The opening sequence is an homage to Saw, with two men waking up in a dingy basement, chained to the wall. If they want to escape, they must use a nearby hacksaw to cut off their own feet. The humor in the scene comes from the fact that the men are Shaquille O’Neal and Dr. Phil.

From there, we pick up with Cindy Campbell (Anna Faris), our heroine from all four movies. She takes a job as a personal care aide in a house that happens to be possessed by a ghostly Asian child, a la The Grudge. Living next door is Tom Ryan (Craig Bierko), a divorced dockworker whose attempt to reestablish the bond with his two children is interrupted by alien invasion. Any similarities to War of the Worlds is purely intentional. Cindy and Tom try to fight the aliens, which leads them through a series of scenes that will look familiar to anyone who has seen The Village, Brokeback Mountain or even Million Dollar Baby.

Leslie Nielsen also returns as the President who, upon learning of alien attack, refuses to act until he hears the ending of the children’s book he is helping to read in a classroom. (Michael Moore must be rolling in the aisles somewhere.) No one is safe from being a target.
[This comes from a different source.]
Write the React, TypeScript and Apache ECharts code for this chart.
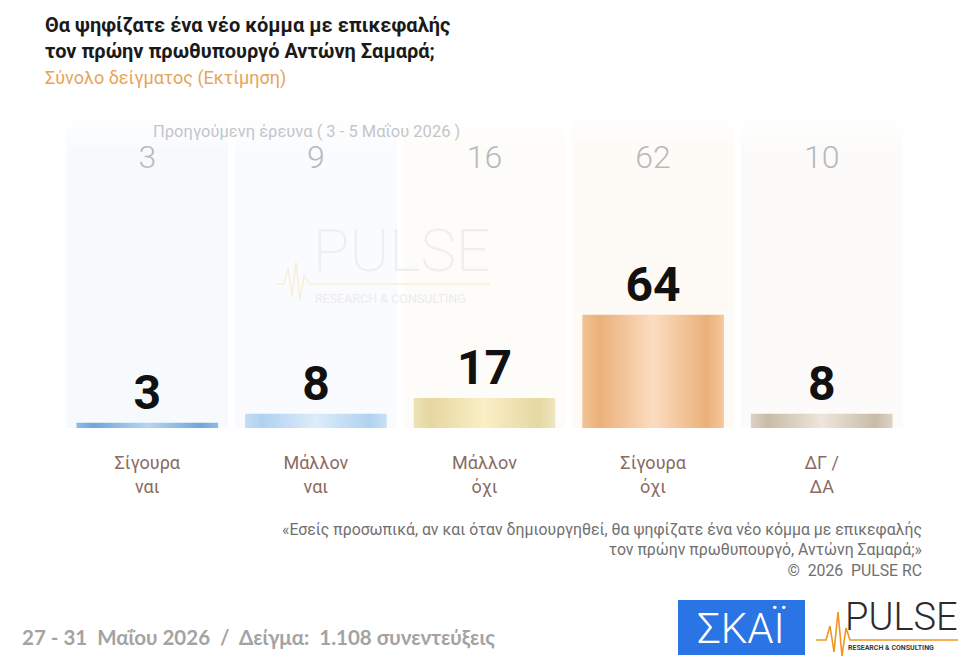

The movie ends with an over-the-top bit mercilessly mocking Tom Cruise’s infamous couch-jumping Oprah interview.

This is the level of humor you get in a Scary Movie. It’s frequently silly, sometimes stupid, occasionally hilarious, and often vulgar. Some critics have taken this series as a sign of the cinematic apocalypse, but I’m not so sure. You know exactly what you’re going to get, and you get it. Is that so wrong?

Earlier this year, I panned Date Movie, which spoofed “chick flicks” in the same style that Scary Movie spoofs horror films. I complained that Date Movie did nothing but reference other films, which quickly became old. So why did I hate that film but laugh at this one? There are two reasons. First, Date Movie used a connect-the-dots strategy where it just meandered pointlessly from reference to reference. Scary Movie 4, on the other hand, borrows actual chunks of plot from the titles it parodies, assembling them into…well, not really a story, but a take-off on a story. Put another way, it mocks the conventions of the genre rather than just individual scenes of other films.

Second, and more important, is that Scary Movie 4 was directed by David Zucker and written by Pat Proft and Jim Abrahams. These are the guys who created Airplane and the Naked Gun movies. They invented this genre and know how to do it better than anyone else. Although they do go for the obvious jokes at times, there is also a lot of invention in their humor. Because the film relies heavily on sight gags, it’s near impossible to describe them in print and have it be funny. That said, I did laugh when Tom Ryan chopped firewood, using Duraflame logs instead of real ones. Ditto for the scene in which Cindy talks to the ghostly Asian boy. Subtitles provide English translation, but if you listen carefully, you’ll hear the actors saying things in faux Japanese (“Mitsubishi Sony samurai!”). And then there’s the Mike Tyson cameo, which is wrong in so many wonderful ways…

The basic formula of this genre is to throw as many zany jokes as possible at the wall and hope enough of them stick. Some admittedly don’t; I mean, there must literally be 50 shots of people getting hit in the head/face with hard objects. Other things just don’t have the sizzle that we hope for, like a sequence in which everyone in the United Nations becomes naked after being zapped by an alien ray.

For me though, the ratio of hits to misses was high enough to recommend Scary Movie 4 for other fans of the series. It’s actually inventive in the way it ties together the primary films being spoofed (The Grudge, War of the Worlds, Saw) and I can’t deny the fact that I laughed on a fairly regular basis. Yes, the Scary Movie pictures are about as fluffy and inconsequential as they come, but I don’t see anything wrong with the occasional bit of mindless entertainment. Sometimes you just need a good, old-fashioned case of the giggles.

( out of four)


Scary Movie 4 is rated PG-13 for crude and sexual humor throughout, some comic violence and language. The running time is 1 hour and 24 minutes.